### [DIRECTIVE]
Give every line again exactly as it appears, please, but not the pictures.

### [COLLECTED DATA]

* * * * * * *

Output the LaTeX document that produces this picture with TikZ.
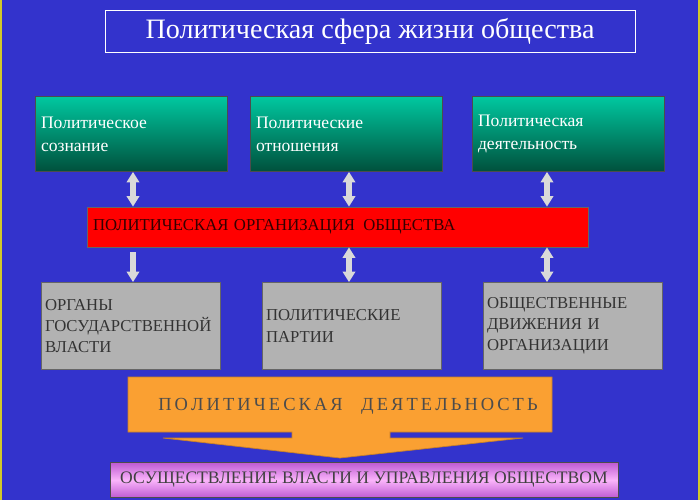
\documentclass[tikz,border=0pt]{standalone}
\usepackage{fontspec}
\setmainfont{Liberation Serif}
\usetikzlibrary{arrows.meta}
\definecolor{bg}{RGB}{51,51,204}
\definecolor{tealA}{RGB}{0,200,160}
\definecolor{tealB}{RGB}{0,80,60}
\definecolor{orangeA}{RGB}{250,160,50}
\definecolor{violetA}{RGB}{190,90,210}
\definecolor{pinkA}{RGB}{250,180,250}
\tikzset{
  topbox/.style={draw=black!70, top color=tealA, bottom color=tealB, text=white,
    minimum width=3.84cm, minimum height=1.5cm, align=left, text width=3.6cm,
    font=\fontsize{10}{13}\selectfont},
  greybox/.style={draw=black!60, fill=black!30, text=black!80, inner sep=2pt,
    minimum width=3.58cm, minimum height=1.74cm, align=left, text width=3.44cm,
    font=\fontsize{9.5}{12}\selectfont},
  link/.style={line width=3pt, draw=black!15, {Triangle[width=7pt,length=6pt]}-{Triangle[width=7pt,length=6pt]}},
  downlink/.style={line width=3pt, draw=black!15, -{Triangle[width=7pt,length=6pt]}}
}
\begin{document}
\begin{tikzpicture}[x=0.02cm,y=-0.02cm]
  \fill[yellow!80!black] (0,0) rectangle (700,500);
  \fill[bg] (2,0) rectangle (698,500);
  \useasboundingbox (0,0) rectangle (700,500);

  \node[draw=white!80, minimum width=10.6cm, minimum height=0.84cm, text=white,
        font=\fontsize{16}{19}\selectfont] (title) at (370,31) {Политическая сфера жизни общества};

  \node[topbox] (consc) at (131,134) {Политическое\\сознание};
  \node[topbox] (rel)   at (346,134) {Политические\\отношения};
  \node[topbox] (act)   at (568,134) {Политическая\\деятельность};

  \node[draw=black!60, fill=red, minimum width=10cm, minimum height=0.8cm, text width=9.8cm,
        align=left, text=black!80!red, font=\fontsize{9.5}{11}\selectfont] (org) at (338,227)
        {ПОЛИТИЧЕСКАЯ ОРГАНИЗАЦИЯ\, ОБЩЕСТВА};

  \node[greybox] (organs)  at (131,326) {ОРГАНЫ\\ГОСУДАРСТВЕННОЙ\\ВЛАСТИ};
  \node[greybox] (parties) at (352,326) {ПОЛИТИЧЕСКИЕ\\ПАРТИИ};
  \node[greybox] (moves)   at (573,326) {ОБЩЕСТВЕННЫЕ\\ДВИЖЕНИЯ И\\ОРГАНИЗАЦИИ};

  % connectors between rows
  \draw[link] (consc.south -| 133,0) -- (org.north -| 133,0);
  \draw[link] (rel.south -| 349,0) -- (org.north -| 349,0);
  \draw[link] (act.south -| 547,0) -- (org.north -| 547,0);
  \draw[downlink] (133,252) -- (organs.north -| 133,0);
  \draw[link] (org.south -| 349,0) -- (parties.north -| 349,0);
  \draw[link] (org.south -| 547,0) -- (moves.north -| 547,0);

  % big orange arrow
  \fill[orangeA, draw=orangeA!80!black] (128,377) -- (552,377) -- (552,432) -- (390,432) -- (390,438)
    -- (523,438) -- (340,458) -- (163,438) -- (292,438) -- (292,432) -- (128,432) -- cycle;
  \node[text=black!70, font=\fontsize{10.5}{12}\selectfont] (pact) at (348,406)
    {П\,О\,Л\,И\,Т\,И\,Ч\,Е\,С\,К\,А\,Я\quad Д\,Е\,Я\,Т\,Е\,Л\,Ь\,Н\,О\,С\,Т\,Ь};

  \node[draw=black!70, top color=violetA, bottom color=violetA, middle color=pinkA,
        minimum width=10.16cm, minimum height=0.7cm, text=black!75,
        font=\fontsize{10}{11}\selectfont] (power) at (364,480)
        {ОСУЩЕСТВЛЕНИЕ ВЛАСТИ И УПРАВЛЕНИЯ ОБЩЕСТВОМ};
\end{tikzpicture}
\end{document}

* * * * * * *

### [RESPONSE TO THE TASK]
Output the LaTeX document that produces this picture with TikZ.
\documentclass[tikz,border=0pt]{standalone}
\usepackage{fontspec}
\setmainfont{Liberation Serif}
\usetikzlibrary{arrows.meta}
\definecolor{bg}{RGB}{51,51,204}
\definecolor{tealA}{RGB}{0,200,160}
\definecolor{tealB}{RGB}{0,80,60}
\definecolor{orangeA}{RGB}{250,160,50}
\definecolor{violetA}{RGB}{190,90,210}
\definecolor{pinkA}{RGB}{250,180,250}
\tikzset{
  topbox/.style={draw=black!70, top color=tealA, bottom color=tealB, text=white,
    minimum width=3.84cm, minimum height=1.5cm, align=left, text width=3.6cm,
    font=\fontsize{10}{13}\selectfont},
  greybox/.style={draw=black!60, fill=black!30, text=black!80, inner sep=2pt,
    minimum width=3.58cm, minimum height=1.74cm, align=left, text width=3.44cm,
    font=\fontsize{9.5}{12}\selectfont},
  link/.style={line width=3pt, draw=black!15, {Triangle[width=7pt,length=6pt]}-{Triangle[width=7pt,length=6pt]}},
  downlink/.style={line width=3pt, draw=black!15, -{Triangle[width=7pt,length=6pt]}}
}
\begin{document}
\begin{tikzpicture}[x=0.02cm,y=-0.02cm]
  \fill[yellow!80!black] (0,0) rectangle (700,500);
  \fill[bg] (2,0) rectangle (698,500);
  \useasboundingbox (0,0) rectangle (700,500);

  \node[draw=white!80, minimum width=10.6cm, minimum height=0.84cm, text=white,
        font=\fontsize{16}{19}\selectfont] (title) at (370,31) {Политическая сфера жизни общества};

  \node[topbox] (consc) at (131,134) {Политическое\\сознание};
  \node[topbox] (rel)   at (346,134) {Политические\\отношения};
  \node[topbox] (act)   at (568,134) {Политическая\\деятельность};

  \node[draw=black!60, fill=red, minimum width=10cm, minimum height=0.8cm, text width=9.8cm,
        align=left, text=black!80!red, font=\fontsize{9.5}{11}\selectfont] (org) at (338,227)
        {ПОЛИТИЧЕСКАЯ ОРГАНИЗАЦИЯ\, ОБЩЕСТВА};

  \node[greybox] (organs)  at (131,326) {ОРГАНЫ\\ГОСУДАРСТВЕННОЙ\\ВЛАСТИ};
  \node[greybox] (parties) at (352,326) {ПОЛИТИЧЕСКИЕ\\ПАРТИИ};
  \node[greybox] (moves)   at (573,326) {ОБЩЕСТВЕННЫЕ\\ДВИЖЕНИЯ И\\ОРГАНИЗАЦИИ};

  % connectors between rows
  \draw[link] (consc.south -| 133,0) -- (org.north -| 133,0);
  \draw[link] (rel.south -| 349,0) -- (org.north -| 349,0);
  \draw[link] (act.south -| 547,0) -- (org.north -| 547,0);
  \draw[downlink] (133,252) -- (organs.north -| 133,0);
  \draw[link] (org.south -| 349,0) -- (parties.north -| 349,0);
  \draw[link] (org.south -| 547,0) -- (moves.north -| 547,0);

  % big orange arrow
  \fill[orangeA, draw=orangeA!80!black] (128,377) -- (552,377) -- (552,432) -- (390,432) -- (390,438)
    -- (523,438) -- (340,458) -- (163,438) -- (292,438) -- (292,432) -- (128,432) -- cycle;
  \node[text=black!70, font=\fontsize{10.5}{12}\selectfont] (pact) at (348,406)
    {П\,О\,Л\,И\,Т\,И\,Ч\,Е\,С\,К\,А\,Я\quad Д\,Е\,Я\,Т\,Е\,Л\,Ь\,Н\,О\,С\,Т\,Ь};

  \node[draw=black!70, top color=violetA, bottom color=violetA, middle color=pinkA,
        minimum width=10.16cm, minimum height=0.7cm, text=black!75,
        font=\fontsize{10}{11}\selectfont] (power) at (364,480)
        {ОСУЩЕСТВЛЕНИЕ ВЛАСТИ И УПРАВЛЕНИЯ ОБЩЕСТВОМ};
\end{tikzpicture}
\end{document}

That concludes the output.